◆ EXERCISE DETAILS
Repeat the listing exactly as given, omitting every image.

◆ SUPPLIED DATA

________________________________________

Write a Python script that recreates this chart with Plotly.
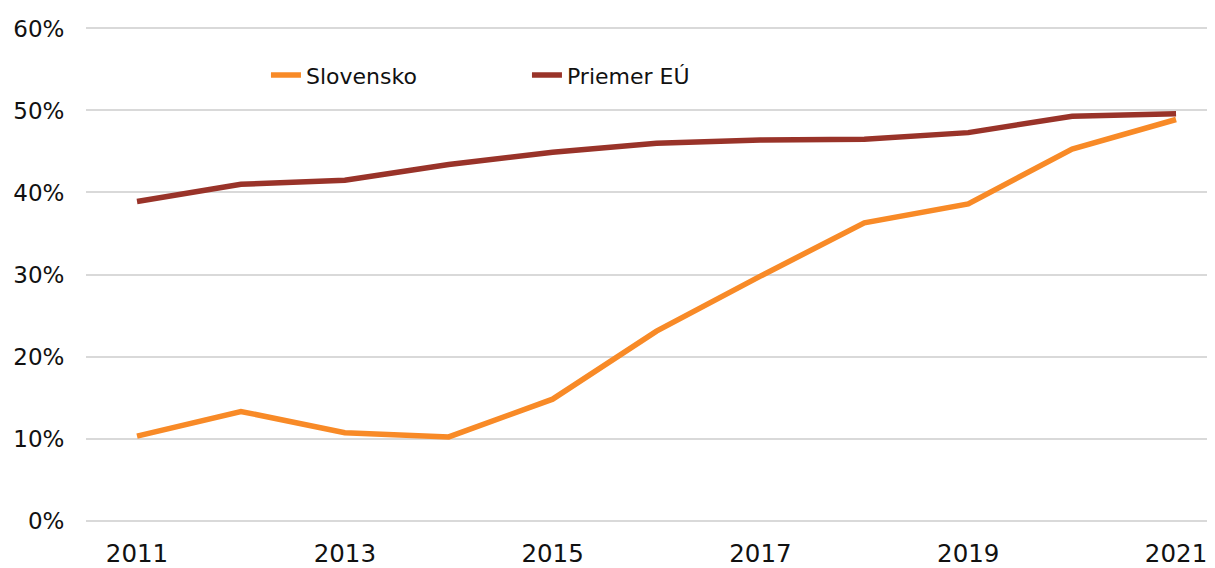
import plotly.graph_objects as go

years = [2011, 2012, 2013, 2014, 2015, 2016, 2017, 2018, 2019, 2020, 2021]
slovensko = [10.3, 13.3, 10.7, 10.2, 14.8, 23.1, 29.8, 36.3, 38.6, 45.3, 48.9]
priemer_eu = [38.9, 41.0, 41.5, 43.4, 44.9, 46.0, 46.4, 46.5, 47.3, 49.3, 49.6]
x_ticks = [2011, 2013, 2015, 2017, 2019, 2021]
y_ticks = [0, 10, 20, 30, 40, 50, 60]

FONT = "DejaVu Sans, Arial, sans-serif"

fig = go.Figure()
fig.add_trace(go.Scatter(x=years, y=slovensko, name="Slovensko", mode="lines",
                         line=dict(color="#F88A27", width=5.5)))
fig.add_trace(go.Scatter(x=years, y=priemer_eu, name="Priemer EÚ", mode="lines",
                         line=dict(color="#993329", width=5.5)))

fig.update_layout(
    width=1207, height=560,
    margin=dict(l=78, r=0, t=17.5, b=44.5),
    paper_bgcolor="white", plot_bgcolor="white",
    font=dict(family=FONT, size=22, color="#111111"),
    showlegend=True,
    legend=dict(orientation="h", x=0.1594, y=0.901, xanchor="left", yanchor="middle",
                font=dict(size=22, color="#111111"), itemwidth=30,
                bgcolor="rgba(0,0,0,0)", tracegroupgap=0, entrywidth=216),
    xaxis=dict(range=[2010.509, 2021.375], tickvals=x_ticks, ticktext=[str(v) for v in x_ticks],
               showgrid=False, zeroline=False, showline=False, automargin=False,
               tickfont=dict(size=24.5),
               ticks="outside", ticklen=8.5, tickcolor="rgba(0,0,0,0)"),
    yaxis=dict(range=[-0.3, 60.3], tickvals=y_ticks, ticktext=[f"{v}%" for v in y_ticks],
               showgrid=True, gridcolor="#D9D9D9", gridwidth=2, zeroline=False, showline=False,
               automargin=False, tickfont=dict(size=23),
               ticks="outside", ticklen=16, tickcolor="rgba(0,0,0,0)"),
)

fig.write_html("out.html")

________________________________________

◆ ANSWER FOR THIS EXERCISE
Write a Python script that recreates this chart with Plotly.
import plotly.graph_objects as go

years = [2011, 2012, 2013, 2014, 2015, 2016, 2017, 2018, 2019, 2020, 2021]
slovensko = [10.3, 13.3, 10.7, 10.2, 14.8, 23.1, 29.8, 36.3, 38.6, 45.3, 48.9]
priemer_eu = [38.9, 41.0, 41.5, 43.4, 44.9, 46.0, 46.4, 46.5, 47.3, 49.3, 49.6]
x_ticks = [2011, 2013, 2015, 2017, 2019, 2021]
y_ticks = [0, 10, 20, 30, 40, 50, 60]

FONT = "DejaVu Sans, Arial, sans-serif"

fig = go.Figure()
fig.add_trace(go.Scatter(x=years, y=slovensko, name="Slovensko", mode="lines",
                         line=dict(color="#F88A27", width=5.5)))
fig.add_trace(go.Scatter(x=years, y=priemer_eu, name="Priemer EÚ", mode="lines",
                         line=dict(color="#993329", width=5.5)))

fig.update_layout(
    width=1207, height=560,
    margin=dict(l=78, r=0, t=17.5, b=44.5),
    paper_bgcolor="white", plot_bgcolor="white",
    font=dict(family=FONT, size=22, color="#111111"),
    showlegend=True,
    legend=dict(orientation="h", x=0.1594, y=0.901, xanchor="left", yanchor="middle",
                font=dict(size=22, color="#111111"), itemwidth=30,
                bgcolor="rgba(0,0,0,0)", tracegroupgap=0, entrywidth=216),
    xaxis=dict(range=[2010.509, 2021.375], tickvals=x_ticks, ticktext=[str(v) for v in x_ticks],
               showgrid=False, zeroline=False, showline=False, automargin=False,
               tickfont=dict(size=24.5),
               ticks="outside", ticklen=8.5, tickcolor="rgba(0,0,0,0)"),
    yaxis=dict(range=[-0.3, 60.3], tickvals=y_ticks, ticktext=[f"{v}%" for v in y_ticks],
               showgrid=True, gridcolor="#D9D9D9", gridwidth=2, zeroline=False, showline=False,
               automargin=False, tickfont=dict(size=23),
               ticks="outside", ticklen=16, tickcolor="rgba(0,0,0,0)"),
)

fig.write_html("out.html")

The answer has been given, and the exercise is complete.